**Directions:**
Look through the listing and locate every line containing the word "chart"; copy those lines.

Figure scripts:
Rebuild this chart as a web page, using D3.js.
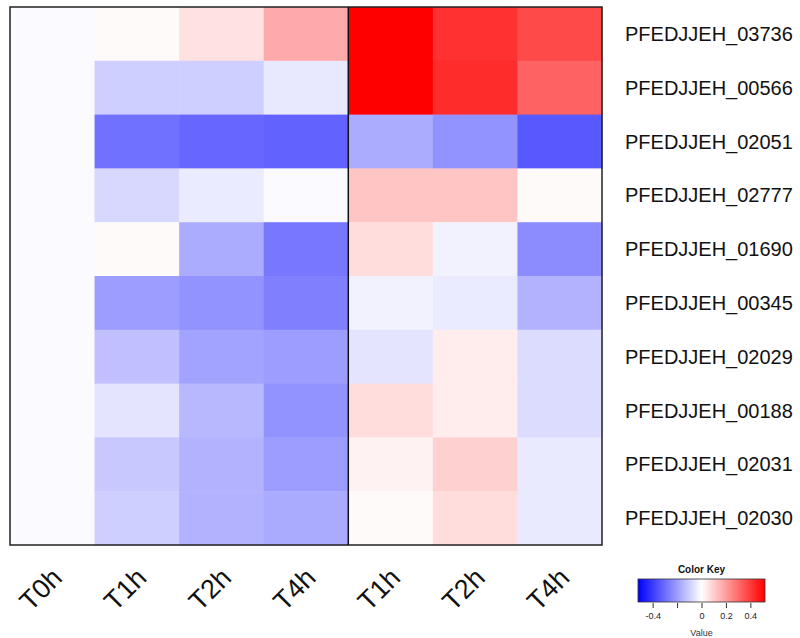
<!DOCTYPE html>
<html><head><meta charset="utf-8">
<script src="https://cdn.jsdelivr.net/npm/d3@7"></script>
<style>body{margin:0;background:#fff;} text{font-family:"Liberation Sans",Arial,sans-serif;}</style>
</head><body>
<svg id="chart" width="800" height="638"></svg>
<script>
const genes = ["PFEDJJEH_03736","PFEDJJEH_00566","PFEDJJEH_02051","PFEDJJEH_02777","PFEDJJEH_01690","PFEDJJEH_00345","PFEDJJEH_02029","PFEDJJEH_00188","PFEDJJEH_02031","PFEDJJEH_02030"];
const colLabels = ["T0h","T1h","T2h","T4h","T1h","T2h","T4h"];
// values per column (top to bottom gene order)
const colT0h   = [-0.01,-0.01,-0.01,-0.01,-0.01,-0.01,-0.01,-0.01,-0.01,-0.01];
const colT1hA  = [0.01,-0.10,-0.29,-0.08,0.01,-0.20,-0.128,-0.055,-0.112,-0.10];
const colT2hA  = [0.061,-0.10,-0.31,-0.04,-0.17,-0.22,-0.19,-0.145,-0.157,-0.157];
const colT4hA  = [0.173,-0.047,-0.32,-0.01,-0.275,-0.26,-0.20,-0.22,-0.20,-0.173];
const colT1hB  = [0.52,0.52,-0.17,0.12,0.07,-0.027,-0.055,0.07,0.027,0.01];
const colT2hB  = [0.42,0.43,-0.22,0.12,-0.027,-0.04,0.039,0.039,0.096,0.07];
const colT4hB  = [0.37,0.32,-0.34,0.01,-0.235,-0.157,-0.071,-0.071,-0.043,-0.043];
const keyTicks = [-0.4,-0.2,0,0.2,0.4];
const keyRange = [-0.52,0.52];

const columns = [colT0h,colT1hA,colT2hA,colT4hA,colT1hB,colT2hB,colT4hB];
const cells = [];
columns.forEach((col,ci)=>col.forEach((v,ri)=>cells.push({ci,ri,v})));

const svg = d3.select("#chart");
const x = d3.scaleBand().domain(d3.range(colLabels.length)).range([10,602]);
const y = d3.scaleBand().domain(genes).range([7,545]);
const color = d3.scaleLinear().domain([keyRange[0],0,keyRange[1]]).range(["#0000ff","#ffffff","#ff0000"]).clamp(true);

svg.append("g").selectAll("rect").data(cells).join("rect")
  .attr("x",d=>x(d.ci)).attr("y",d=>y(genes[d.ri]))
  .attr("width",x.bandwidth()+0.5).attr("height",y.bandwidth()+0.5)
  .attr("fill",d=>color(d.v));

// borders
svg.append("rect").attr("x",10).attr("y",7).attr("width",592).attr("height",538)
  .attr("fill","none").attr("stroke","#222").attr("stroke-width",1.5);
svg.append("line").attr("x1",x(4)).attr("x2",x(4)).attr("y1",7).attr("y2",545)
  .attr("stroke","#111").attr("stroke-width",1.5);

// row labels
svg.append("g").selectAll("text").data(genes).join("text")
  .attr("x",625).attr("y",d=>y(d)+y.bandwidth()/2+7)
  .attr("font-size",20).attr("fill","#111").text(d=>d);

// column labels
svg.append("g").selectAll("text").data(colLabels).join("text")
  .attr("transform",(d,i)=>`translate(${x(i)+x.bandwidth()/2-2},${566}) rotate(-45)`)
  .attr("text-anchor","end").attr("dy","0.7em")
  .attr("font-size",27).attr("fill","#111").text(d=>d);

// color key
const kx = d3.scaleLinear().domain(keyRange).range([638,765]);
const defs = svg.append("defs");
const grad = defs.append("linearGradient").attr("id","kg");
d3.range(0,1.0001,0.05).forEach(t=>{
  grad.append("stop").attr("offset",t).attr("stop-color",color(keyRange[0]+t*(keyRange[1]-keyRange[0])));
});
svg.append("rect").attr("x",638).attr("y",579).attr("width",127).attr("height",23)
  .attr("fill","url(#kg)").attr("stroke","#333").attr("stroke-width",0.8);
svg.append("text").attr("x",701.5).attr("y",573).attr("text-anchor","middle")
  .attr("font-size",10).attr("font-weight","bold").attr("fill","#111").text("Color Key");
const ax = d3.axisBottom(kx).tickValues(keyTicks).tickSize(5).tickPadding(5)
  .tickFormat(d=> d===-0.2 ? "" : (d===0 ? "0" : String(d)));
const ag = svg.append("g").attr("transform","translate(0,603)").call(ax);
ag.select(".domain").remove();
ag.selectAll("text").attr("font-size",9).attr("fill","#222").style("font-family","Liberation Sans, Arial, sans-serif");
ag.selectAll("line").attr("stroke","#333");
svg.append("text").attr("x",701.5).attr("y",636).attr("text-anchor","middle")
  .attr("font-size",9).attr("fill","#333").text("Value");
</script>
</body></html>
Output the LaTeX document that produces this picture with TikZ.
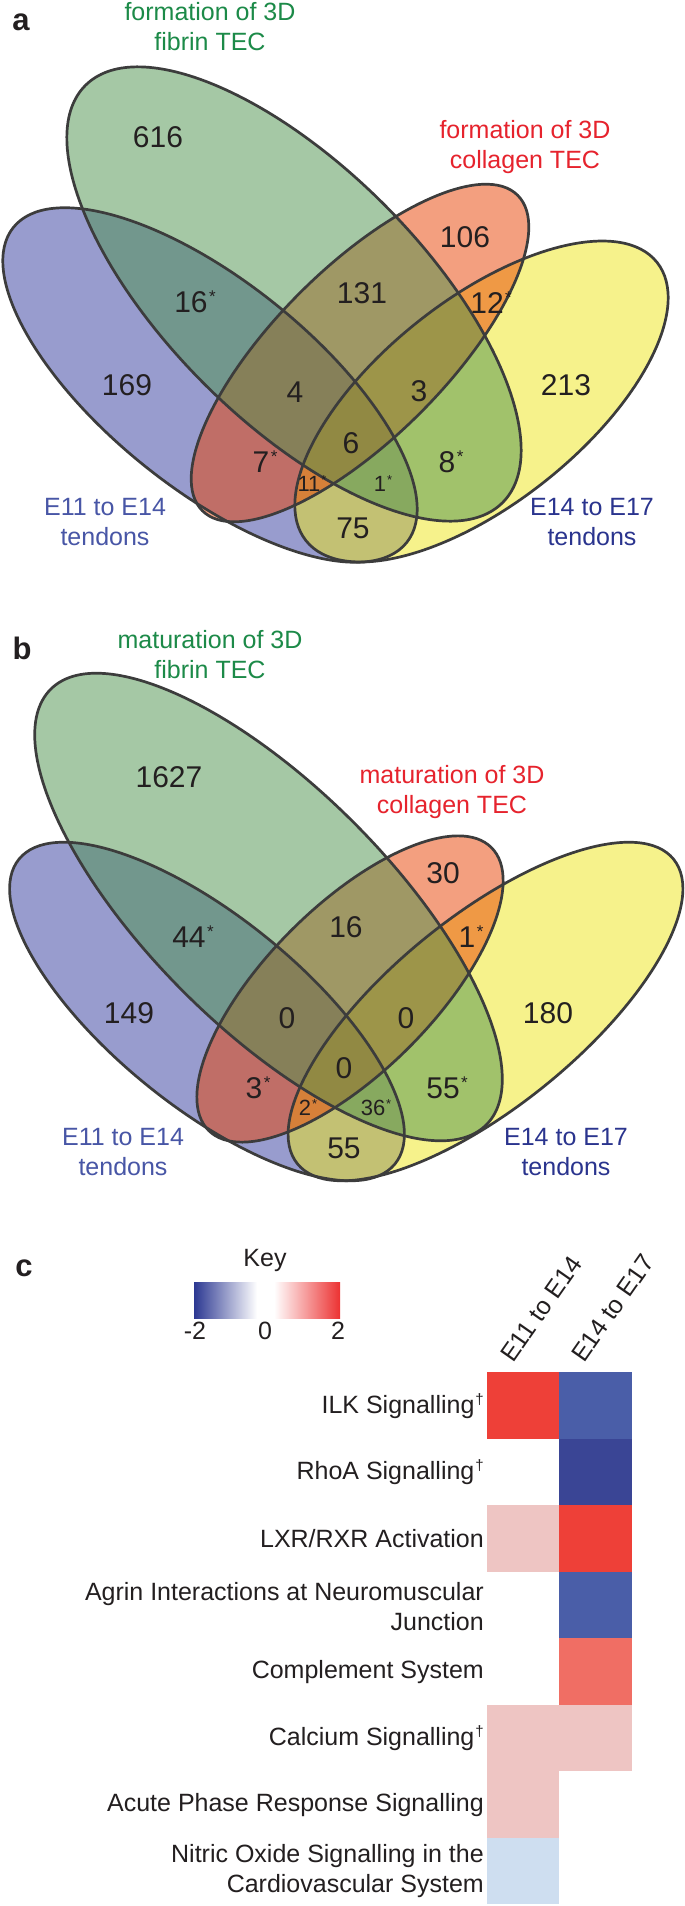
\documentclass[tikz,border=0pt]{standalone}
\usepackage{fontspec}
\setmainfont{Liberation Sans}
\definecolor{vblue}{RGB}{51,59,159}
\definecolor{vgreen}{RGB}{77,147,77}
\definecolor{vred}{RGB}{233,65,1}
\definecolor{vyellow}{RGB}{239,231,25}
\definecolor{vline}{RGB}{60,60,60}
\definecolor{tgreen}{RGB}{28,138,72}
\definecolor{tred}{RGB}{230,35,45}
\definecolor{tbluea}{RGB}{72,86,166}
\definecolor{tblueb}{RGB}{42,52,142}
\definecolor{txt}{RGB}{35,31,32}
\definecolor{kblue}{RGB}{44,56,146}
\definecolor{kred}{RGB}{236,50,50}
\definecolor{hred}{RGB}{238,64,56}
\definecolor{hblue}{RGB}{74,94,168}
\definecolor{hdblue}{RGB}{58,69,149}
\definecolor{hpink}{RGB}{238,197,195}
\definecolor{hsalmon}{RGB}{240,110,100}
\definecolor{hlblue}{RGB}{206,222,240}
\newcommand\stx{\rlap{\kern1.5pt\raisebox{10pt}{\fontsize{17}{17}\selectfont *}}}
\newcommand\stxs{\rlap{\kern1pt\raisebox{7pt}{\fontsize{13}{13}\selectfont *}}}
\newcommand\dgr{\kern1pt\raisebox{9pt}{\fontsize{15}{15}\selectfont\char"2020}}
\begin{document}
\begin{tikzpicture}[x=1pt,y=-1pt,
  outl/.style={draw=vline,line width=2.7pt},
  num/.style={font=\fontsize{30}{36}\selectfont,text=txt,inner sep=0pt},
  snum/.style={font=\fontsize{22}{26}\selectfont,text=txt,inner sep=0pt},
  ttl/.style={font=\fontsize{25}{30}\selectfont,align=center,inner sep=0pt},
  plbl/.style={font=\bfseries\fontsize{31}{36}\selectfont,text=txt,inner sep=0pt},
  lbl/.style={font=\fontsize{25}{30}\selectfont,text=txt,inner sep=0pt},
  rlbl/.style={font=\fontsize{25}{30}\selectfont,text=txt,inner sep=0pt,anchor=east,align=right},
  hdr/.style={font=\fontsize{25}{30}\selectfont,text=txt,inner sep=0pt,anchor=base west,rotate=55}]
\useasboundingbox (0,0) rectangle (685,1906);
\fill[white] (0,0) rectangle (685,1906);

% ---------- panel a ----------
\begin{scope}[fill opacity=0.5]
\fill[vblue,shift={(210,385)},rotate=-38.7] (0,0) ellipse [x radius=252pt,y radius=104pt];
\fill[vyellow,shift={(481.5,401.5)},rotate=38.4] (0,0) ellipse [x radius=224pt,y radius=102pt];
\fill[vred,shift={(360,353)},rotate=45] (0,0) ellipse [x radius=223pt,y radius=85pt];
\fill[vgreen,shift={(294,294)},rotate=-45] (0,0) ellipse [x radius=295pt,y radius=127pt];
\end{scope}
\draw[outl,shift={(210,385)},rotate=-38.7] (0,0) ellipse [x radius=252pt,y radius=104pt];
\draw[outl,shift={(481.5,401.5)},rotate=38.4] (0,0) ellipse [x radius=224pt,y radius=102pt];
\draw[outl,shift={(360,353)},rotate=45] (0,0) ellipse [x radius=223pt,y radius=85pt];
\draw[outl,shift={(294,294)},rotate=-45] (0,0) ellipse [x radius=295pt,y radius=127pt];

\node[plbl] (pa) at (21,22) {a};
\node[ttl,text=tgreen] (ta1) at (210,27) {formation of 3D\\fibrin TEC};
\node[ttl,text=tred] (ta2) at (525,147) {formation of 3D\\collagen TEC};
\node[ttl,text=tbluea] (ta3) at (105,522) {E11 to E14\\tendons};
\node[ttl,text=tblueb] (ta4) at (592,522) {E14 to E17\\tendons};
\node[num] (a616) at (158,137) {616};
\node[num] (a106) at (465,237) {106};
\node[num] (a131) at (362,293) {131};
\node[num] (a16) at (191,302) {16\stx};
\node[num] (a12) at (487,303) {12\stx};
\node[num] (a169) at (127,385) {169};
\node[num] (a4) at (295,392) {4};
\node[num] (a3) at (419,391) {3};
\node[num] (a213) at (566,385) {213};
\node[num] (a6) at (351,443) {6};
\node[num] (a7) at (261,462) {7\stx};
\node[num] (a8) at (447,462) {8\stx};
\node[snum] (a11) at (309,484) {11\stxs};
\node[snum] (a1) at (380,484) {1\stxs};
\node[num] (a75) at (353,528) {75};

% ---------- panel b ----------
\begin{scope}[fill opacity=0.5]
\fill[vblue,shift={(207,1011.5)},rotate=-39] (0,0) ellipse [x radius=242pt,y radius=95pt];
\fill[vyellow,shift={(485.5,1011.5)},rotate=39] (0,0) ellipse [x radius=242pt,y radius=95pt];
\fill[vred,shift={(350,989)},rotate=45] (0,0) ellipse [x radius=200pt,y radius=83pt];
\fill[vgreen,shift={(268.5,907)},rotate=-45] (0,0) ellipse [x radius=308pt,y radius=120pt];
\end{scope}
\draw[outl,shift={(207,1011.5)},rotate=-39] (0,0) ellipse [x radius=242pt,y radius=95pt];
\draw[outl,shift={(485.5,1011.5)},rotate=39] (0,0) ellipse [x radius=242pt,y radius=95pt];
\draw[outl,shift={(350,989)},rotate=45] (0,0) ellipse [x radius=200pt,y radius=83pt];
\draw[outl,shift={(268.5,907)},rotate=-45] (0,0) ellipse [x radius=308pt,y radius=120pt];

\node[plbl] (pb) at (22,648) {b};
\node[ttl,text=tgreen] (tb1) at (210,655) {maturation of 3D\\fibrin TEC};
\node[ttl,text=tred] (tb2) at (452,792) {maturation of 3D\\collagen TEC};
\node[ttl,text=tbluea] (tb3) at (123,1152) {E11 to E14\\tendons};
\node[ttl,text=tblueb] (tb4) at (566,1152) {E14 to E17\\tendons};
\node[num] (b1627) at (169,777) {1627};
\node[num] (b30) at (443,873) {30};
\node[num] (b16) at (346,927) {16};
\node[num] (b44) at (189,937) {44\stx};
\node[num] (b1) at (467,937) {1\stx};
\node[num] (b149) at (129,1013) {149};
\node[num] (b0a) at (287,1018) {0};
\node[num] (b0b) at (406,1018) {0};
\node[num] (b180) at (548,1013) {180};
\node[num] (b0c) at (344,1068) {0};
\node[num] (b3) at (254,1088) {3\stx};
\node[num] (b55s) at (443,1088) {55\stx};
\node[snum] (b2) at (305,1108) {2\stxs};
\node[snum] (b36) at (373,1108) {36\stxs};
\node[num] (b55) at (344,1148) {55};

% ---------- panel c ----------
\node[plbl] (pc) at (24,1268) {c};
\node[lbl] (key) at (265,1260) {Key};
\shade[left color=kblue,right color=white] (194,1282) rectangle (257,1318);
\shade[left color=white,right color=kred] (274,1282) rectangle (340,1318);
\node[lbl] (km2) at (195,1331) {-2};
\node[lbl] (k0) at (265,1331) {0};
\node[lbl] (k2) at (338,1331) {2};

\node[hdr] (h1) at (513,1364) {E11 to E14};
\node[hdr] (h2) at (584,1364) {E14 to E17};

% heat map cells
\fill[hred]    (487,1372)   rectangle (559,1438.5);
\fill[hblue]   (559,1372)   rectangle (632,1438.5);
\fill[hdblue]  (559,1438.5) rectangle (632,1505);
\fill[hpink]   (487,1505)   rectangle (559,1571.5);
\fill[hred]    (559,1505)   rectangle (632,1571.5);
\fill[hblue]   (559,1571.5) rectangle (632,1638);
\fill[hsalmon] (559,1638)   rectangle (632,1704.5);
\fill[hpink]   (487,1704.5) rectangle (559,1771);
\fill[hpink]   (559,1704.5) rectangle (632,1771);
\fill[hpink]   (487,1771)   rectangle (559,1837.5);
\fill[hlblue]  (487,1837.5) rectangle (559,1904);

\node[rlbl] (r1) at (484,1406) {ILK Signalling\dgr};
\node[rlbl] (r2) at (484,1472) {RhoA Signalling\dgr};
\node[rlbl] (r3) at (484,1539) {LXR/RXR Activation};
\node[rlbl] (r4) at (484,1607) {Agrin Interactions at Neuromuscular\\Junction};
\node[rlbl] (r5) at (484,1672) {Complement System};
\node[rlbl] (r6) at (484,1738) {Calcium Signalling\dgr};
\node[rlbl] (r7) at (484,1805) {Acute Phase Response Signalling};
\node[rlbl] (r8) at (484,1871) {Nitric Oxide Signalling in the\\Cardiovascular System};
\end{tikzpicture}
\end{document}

**Answer for this exercise:**
Rebuild this chart as a web page, using D3.js.
<svg id="chart" width="800" height="638"></svg>
const svg = d3.select("#chart");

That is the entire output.